In 1964, Dr. King was given the City of New York Medallion of Honor at an event at City Hall. At this event, Mayor Robert Wagner, Jr. spoke these words, “This is not your city of residence, Dr. King, but it is your city nevertheless….We claim you, henceforth, as an honorary New Yorker.” New York will begin the celebration of Martin Luther King, Jr. Day this weekend, with activities leading up to his birthday on Monday.
Here are 10 ways you can celebrate Dr. Martin Luther King, Jr. this year in New York City:
Black Wall Street, 2008. Artist Noah Davis
What better place to start our weekend than at The Studio Museum in Harlem. Founded in 1968, the museum supports the works of artists of African descent with a variety of programs including talks, tours, performances, educational programing for toddlers and seniors, and revolving exhibits in their large, open gallery spaces. The museum currently has more than five exhibits on view, including Black: Color, Material, Concept (above painting), which is a group exhibit that explores the ways artists of African descent use the ethnicity “black” in their choices of media, imagery and the ideas used in the creation of their work. Black: Color, Material, Concept will be on view through March 6.
Mother and Child, 1993. Artist Elizabeth Catlett
A Constellation is a group exhibit of twenty-six artists of African descent, tracing connections and exploring themes of the history of the African Diaspora. The impressive group of artists include Elizabeth Catlett (above) and Faith Ringgold. A Constellation will be on view through March 6.
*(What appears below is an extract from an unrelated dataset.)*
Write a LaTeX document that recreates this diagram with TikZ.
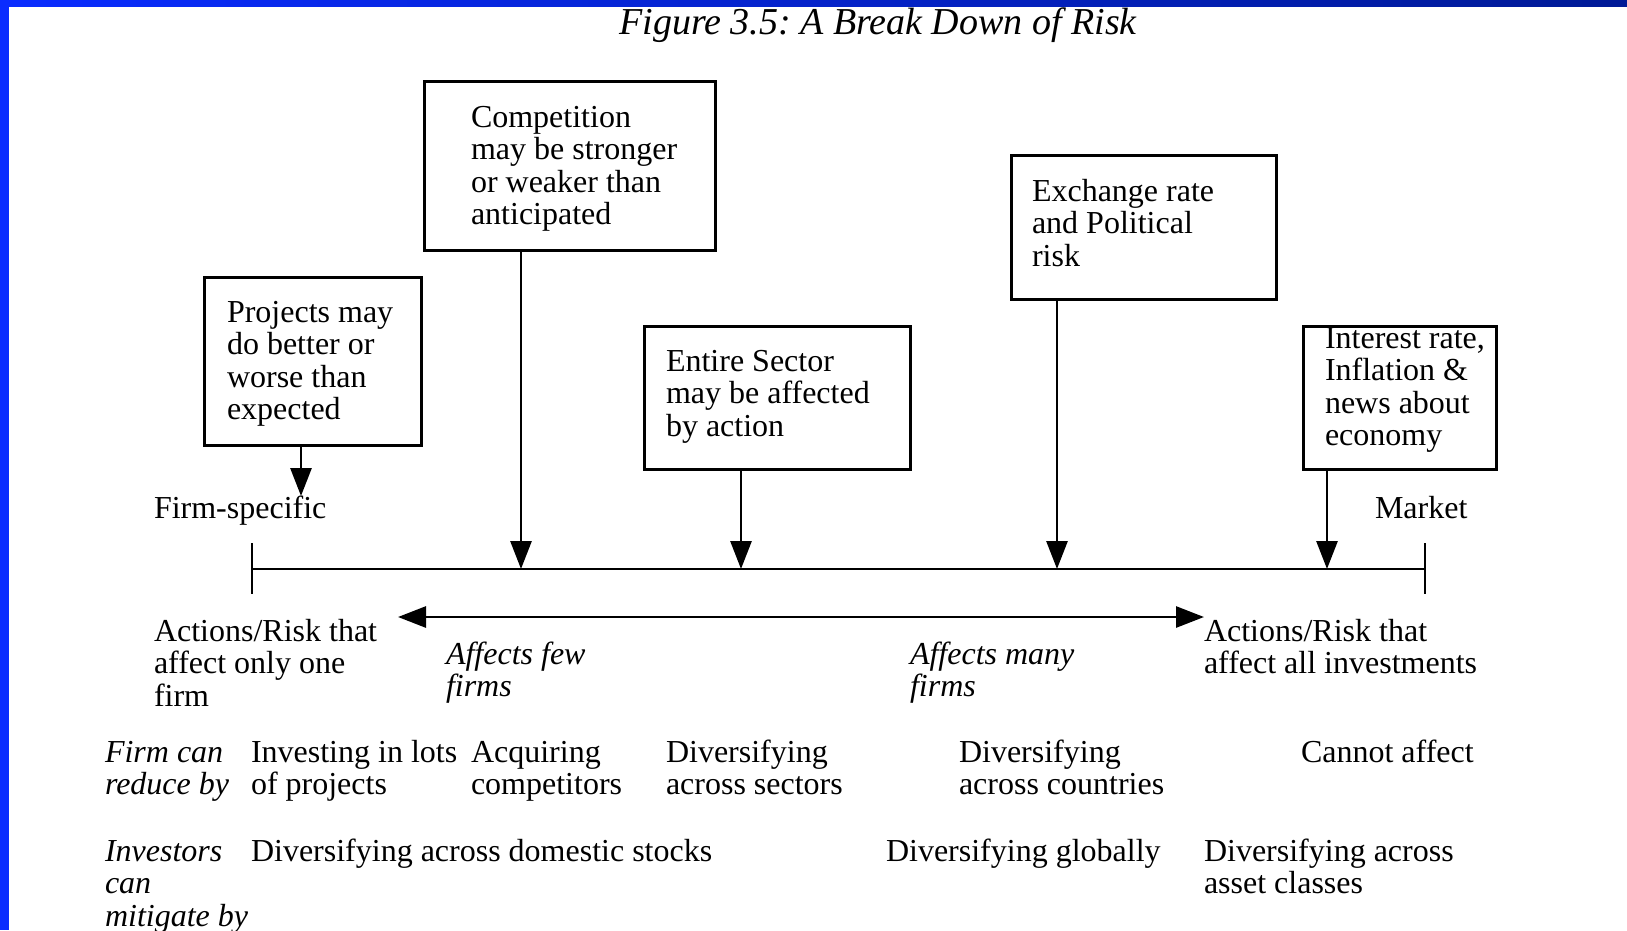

Girlfriends Times Two. Artist Lorraine O’Grady
The exhibit Art Is…. follows artist and cultural critic Lorraine O’Grady as she enters her own float in the 1983 African-American Day Parade in Harlem. With the words “Art Is…” on the float’s decorative skirt, O’Grady turned the parade onlookers into participants in an effort to have them see themselves as works of art. The forty images on view capture not only her creative endeavor, but give viewers a look at the annual September event held on Adam Clayton Powell, Jr. Boulevard, known as the African-American Day Parade. And remember, thanks to Target, Sundays are Free. The Studio Museum in Harlem is located at 144 West 125th Street.